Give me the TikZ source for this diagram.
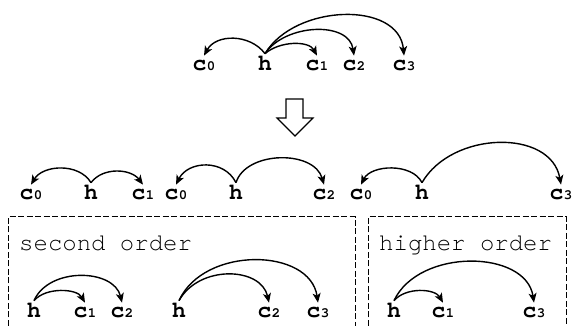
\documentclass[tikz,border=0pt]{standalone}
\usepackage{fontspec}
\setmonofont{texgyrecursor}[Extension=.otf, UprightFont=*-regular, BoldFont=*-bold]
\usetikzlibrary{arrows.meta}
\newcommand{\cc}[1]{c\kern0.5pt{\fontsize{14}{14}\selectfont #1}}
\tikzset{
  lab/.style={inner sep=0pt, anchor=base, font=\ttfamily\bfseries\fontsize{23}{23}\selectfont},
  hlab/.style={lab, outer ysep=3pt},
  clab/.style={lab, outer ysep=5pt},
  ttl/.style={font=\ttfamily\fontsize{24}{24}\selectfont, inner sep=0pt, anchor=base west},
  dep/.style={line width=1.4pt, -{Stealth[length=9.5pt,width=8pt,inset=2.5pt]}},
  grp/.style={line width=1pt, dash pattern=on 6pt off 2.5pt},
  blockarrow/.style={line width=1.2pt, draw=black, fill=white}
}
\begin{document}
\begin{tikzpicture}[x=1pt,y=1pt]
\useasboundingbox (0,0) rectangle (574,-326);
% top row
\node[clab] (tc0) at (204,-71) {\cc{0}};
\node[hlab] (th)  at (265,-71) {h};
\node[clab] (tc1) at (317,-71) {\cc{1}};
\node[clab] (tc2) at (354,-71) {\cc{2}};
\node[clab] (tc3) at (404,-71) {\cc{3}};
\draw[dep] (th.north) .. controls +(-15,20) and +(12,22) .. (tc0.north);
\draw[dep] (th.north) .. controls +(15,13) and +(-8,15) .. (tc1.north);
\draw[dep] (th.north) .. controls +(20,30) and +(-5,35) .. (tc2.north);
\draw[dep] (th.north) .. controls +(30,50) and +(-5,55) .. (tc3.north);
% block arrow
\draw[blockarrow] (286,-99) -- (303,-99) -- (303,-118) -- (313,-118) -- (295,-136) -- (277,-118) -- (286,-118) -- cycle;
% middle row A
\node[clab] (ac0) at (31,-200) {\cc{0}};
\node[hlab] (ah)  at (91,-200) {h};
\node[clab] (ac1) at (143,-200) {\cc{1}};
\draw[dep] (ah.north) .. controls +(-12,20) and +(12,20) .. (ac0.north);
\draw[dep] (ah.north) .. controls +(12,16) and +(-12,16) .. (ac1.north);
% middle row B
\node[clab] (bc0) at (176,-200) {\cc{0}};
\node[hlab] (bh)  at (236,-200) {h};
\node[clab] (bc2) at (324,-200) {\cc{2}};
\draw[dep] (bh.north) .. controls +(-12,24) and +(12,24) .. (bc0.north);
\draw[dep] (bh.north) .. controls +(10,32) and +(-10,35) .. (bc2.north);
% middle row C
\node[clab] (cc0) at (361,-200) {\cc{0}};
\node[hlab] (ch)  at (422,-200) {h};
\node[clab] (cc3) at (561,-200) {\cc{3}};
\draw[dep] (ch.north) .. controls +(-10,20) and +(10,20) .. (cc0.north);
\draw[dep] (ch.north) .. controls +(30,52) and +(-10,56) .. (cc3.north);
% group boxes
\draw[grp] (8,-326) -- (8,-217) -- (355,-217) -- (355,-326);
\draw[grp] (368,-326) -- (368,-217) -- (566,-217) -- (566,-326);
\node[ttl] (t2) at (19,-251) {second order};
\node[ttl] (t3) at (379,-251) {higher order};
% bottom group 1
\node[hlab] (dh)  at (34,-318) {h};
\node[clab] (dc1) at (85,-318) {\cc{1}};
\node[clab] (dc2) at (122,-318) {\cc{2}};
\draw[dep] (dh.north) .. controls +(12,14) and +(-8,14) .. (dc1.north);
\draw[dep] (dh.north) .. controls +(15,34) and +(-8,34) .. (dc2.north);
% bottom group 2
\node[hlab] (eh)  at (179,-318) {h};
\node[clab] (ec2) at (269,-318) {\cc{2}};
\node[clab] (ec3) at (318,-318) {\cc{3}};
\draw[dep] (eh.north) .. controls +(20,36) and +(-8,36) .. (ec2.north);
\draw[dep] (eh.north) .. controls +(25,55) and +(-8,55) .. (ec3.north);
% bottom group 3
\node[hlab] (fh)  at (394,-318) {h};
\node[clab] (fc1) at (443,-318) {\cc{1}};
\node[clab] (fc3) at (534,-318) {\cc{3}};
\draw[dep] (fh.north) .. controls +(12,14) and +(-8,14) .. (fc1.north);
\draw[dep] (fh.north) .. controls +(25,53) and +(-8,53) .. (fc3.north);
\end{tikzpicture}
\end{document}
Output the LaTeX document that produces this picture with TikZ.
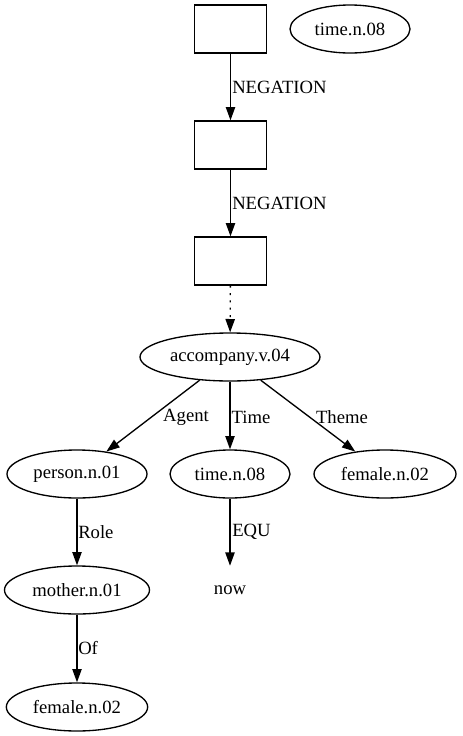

________________________________________

GIVEN INSTRUCTION
The pictures should not appear in the copy; every other part of the records above must be returned exactly.

TASK ANSWER
Give me the TikZ source for this diagram.
\documentclass[tikz,border=0pt]{standalone}
\usepackage{fontspec}
\setmonofont{texgyrecursor}[Extension=.otf, UprightFont=*-regular, BoldFont=*-bold]
\usetikzlibrary{arrows.meta}
\newcommand{\cc}[1]{c\kern0.5pt{\fontsize{14}{14}\selectfont #1}}
\tikzset{
  lab/.style={inner sep=0pt, anchor=base, font=\ttfamily\bfseries\fontsize{23}{23}\selectfont},
  hlab/.style={lab, outer ysep=3pt},
  clab/.style={lab, outer ysep=5pt},
  ttl/.style={font=\ttfamily\fontsize{24}{24}\selectfont, inner sep=0pt, anchor=base west},
  dep/.style={line width=1.4pt, -{Stealth[length=9.5pt,width=8pt,inset=2.5pt]}},
  grp/.style={line width=1pt, dash pattern=on 6pt off 2.5pt},
  blockarrow/.style={line width=1.2pt, draw=black, fill=white}
}
\begin{document}
\begin{tikzpicture}[x=1pt,y=1pt]
\useasboundingbox (0,0) rectangle (574,-326);
% top row
\node[clab] (tc0) at (204,-71) {\cc{0}};
\node[hlab] (th)  at (265,-71) {h};
\node[clab] (tc1) at (317,-71) {\cc{1}};
\node[clab] (tc2) at (354,-71) {\cc{2}};
\node[clab] (tc3) at (404,-71) {\cc{3}};
\draw[dep] (th.north) .. controls +(-15,20) and +(12,22) .. (tc0.north);
\draw[dep] (th.north) .. controls +(15,13) and +(-8,15) .. (tc1.north);
\draw[dep] (th.north) .. controls +(20,30) and +(-5,35) .. (tc2.north);
\draw[dep] (th.north) .. controls +(30,50) and +(-5,55) .. (tc3.north);
% block arrow
\draw[blockarrow] (286,-99) -- (303,-99) -- (303,-118) -- (313,-118) -- (295,-136) -- (277,-118) -- (286,-118) -- cycle;
% middle row A
\node[clab] (ac0) at (31,-200) {\cc{0}};
\node[hlab] (ah)  at (91,-200) {h};
\node[clab] (ac1) at (143,-200) {\cc{1}};
\draw[dep] (ah.north) .. controls +(-12,20) and +(12,20) .. (ac0.north);
\draw[dep] (ah.north) .. controls +(12,16) and +(-12,16) .. (ac1.north);
% middle row B
\node[clab] (bc0) at (176,-200) {\cc{0}};
\node[hlab] (bh)  at (236,-200) {h};
\node[clab] (bc2) at (324,-200) {\cc{2}};
\draw[dep] (bh.north) .. controls +(-12,24) and +(12,24) .. (bc0.north);
\draw[dep] (bh.north) .. controls +(10,32) and +(-10,35) .. (bc2.north);
% middle row C
\node[clab] (cc0) at (361,-200) {\cc{0}};
\node[hlab] (ch)  at (422,-200) {h};
\node[clab] (cc3) at (561,-200) {\cc{3}};
\draw[dep] (ch.north) .. controls +(-10,20) and +(10,20) .. (cc0.north);
\draw[dep] (ch.north) .. controls +(30,52) and +(-10,56) .. (cc3.north);
% group boxes
\draw[grp] (8,-326) -- (8,-217) -- (355,-217) -- (355,-326);
\draw[grp] (368,-326) -- (368,-217) -- (566,-217) -- (566,-326);
\node[ttl] (t2) at (19,-251) {second order};
\node[ttl] (t3) at (379,-251) {higher order};
% bottom group 1
\node[hlab] (dh)  at (34,-318) {h};
\node[clab] (dc1) at (85,-318) {\cc{1}};
\node[clab] (dc2) at (122,-318) {\cc{2}};
\draw[dep] (dh.north) .. controls +(12,14) and +(-8,14) .. (dc1.north);
\draw[dep] (dh.north) .. controls +(15,34) and +(-8,34) .. (dc2.north);
% bottom group 2
\node[hlab] (eh)  at (179,-318) {h};
\node[clab] (ec2) at (269,-318) {\cc{2}};
\node[clab] (ec3) at (318,-318) {\cc{3}};
\draw[dep] (eh.north) .. controls +(20,36) and +(-8,36) .. (ec2.north);
\draw[dep] (eh.north) .. controls +(25,55) and +(-8,55) .. (ec3.north);
% bottom group 3
\node[hlab] (fh)  at (394,-318) {h};
\node[clab] (fc1) at (443,-318) {\cc{1}};
\node[clab] (fc3) at (534,-318) {\cc{3}};
\draw[dep] (fh.north) .. controls +(12,14) and +(-8,14) .. (fc1.north);
\draw[dep] (fh.north) .. controls +(25,53) and +(-8,53) .. (fc3.north);
\end{tikzpicture}
\end{document}
Output the LaTeX document that produces this picture with TikZ.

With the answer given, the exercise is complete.